Some users wanted to cash out of PHNM, while others believed strongly in the project and wanted to buy in but didn’t play enough poker to earn tokens. The closed loop prevented both.

Opening the token to the market solves that problem. Those who want out can sell. Those who want exposure can buy. Liquidity replaces pressure on the treasury, and the market takes over price discovery.

Valeo acknowledges that this introduces speculators, but sees it as a necessary trade-off. PHNM isn’t being marketed to the general public, and the treasury itself won’t be selling tokens.

Community Ownership and Governance

One of the most controversial points was the lack of a community vote on the changes. Valeo draws a firm distinction between ownership and decision-making.

While PHNM decentralizes economic upside, Phenom Poker remains operationally centralized. In Valeo’s view, this is essential for a fast-moving, highly competitive business.

A governance portal is still planned, but its scope will be limited. Token holders may vote on treasury allocation, sponsorships, or community-related issues, but not on critical operational decisions that could determine the company’s survival.

Why Redemptions Were Frozen

The announcement coincided with widespread panic on social media and unrelated technical issues on the Polygon network. Although player funds were never at risk, fear spread quickly.

Redemption requests surged, threatening to destabilize the treasury. Phenom responded by temporarily freezing redemptions while continuing to process them in a controlled manner.

Valeo says the real fix isn’t managing redemptions better, but eliminating the dependency on the treasury altogether. The open-market model does exactly that.

How the New Token System Will Work

PHNM will be listed on a decentralized exchange with initial liquidity provided by the Phenom treasury. The starting price will be based on the platform’s internal valuation, after which the market will decide where it trades.

The token still represents a claim on site revenue. What’s changed is control. Phenom no longer sets the valuation.

The platform is also moving to an emissionless model. No new PHNM will be issued as rakeback. Instead, players will receive USDT and can choose to automatically buy or stake PHNM inside the app.

Stakers will earn USDC rewards sourced directly from site revenue. In-app swapping will allow users to trade without needing to understand external DEXs.

Out of 50 million total tokens, 16.3 million remain in the treasury and will be used strategically for partnerships, ambassadors, promotions, and ecosystem growth.

On Price Volatility

Valeo isn’t concerned about short-term price swings. He argues that extreme downside would quickly attract serious buyers.

At a price of $0.20, roughly 20 percent of the company could be acquired for $2 million, despite Phenom generating $7 million in revenue in its first year. In his view, that kind of valuation wouldn’t last long.

Valeo’s own tokens are locked, and he frames his incentives clearly: grow the platform, grow revenue, and let the token follow.

Why Build Phenom This Way

Phenom could have taken a far easier path: high rake, minimal transparency, and no shared ownership. Valeo says that was never the goal.

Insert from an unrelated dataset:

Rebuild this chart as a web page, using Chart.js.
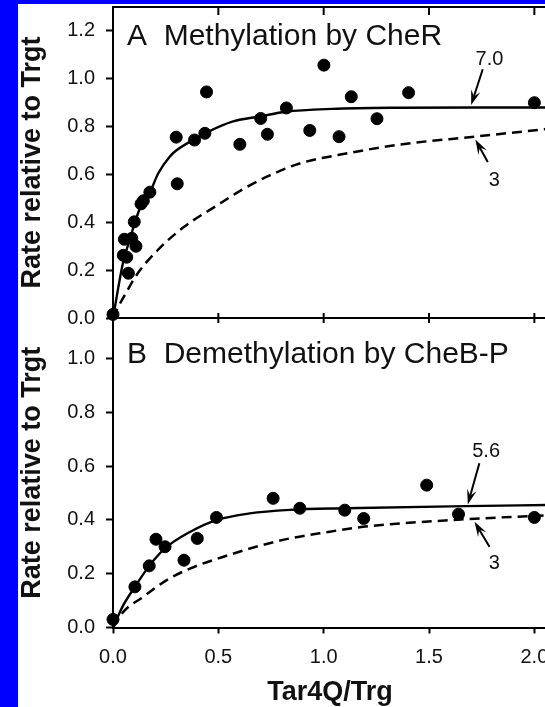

The project grew out of a simple question: what would a poker site look like if it were actually built for players?

By sharing value, offering real ownership, and aligning incentives, Phenom is trying to build something fundamentally different. With the redemption bottleneck removed, the company believes it can now invest more aggressively in growth.

According to Valeo, this is still early days. The team, the ambassadors, and the community are in place. Now the focus is on execution.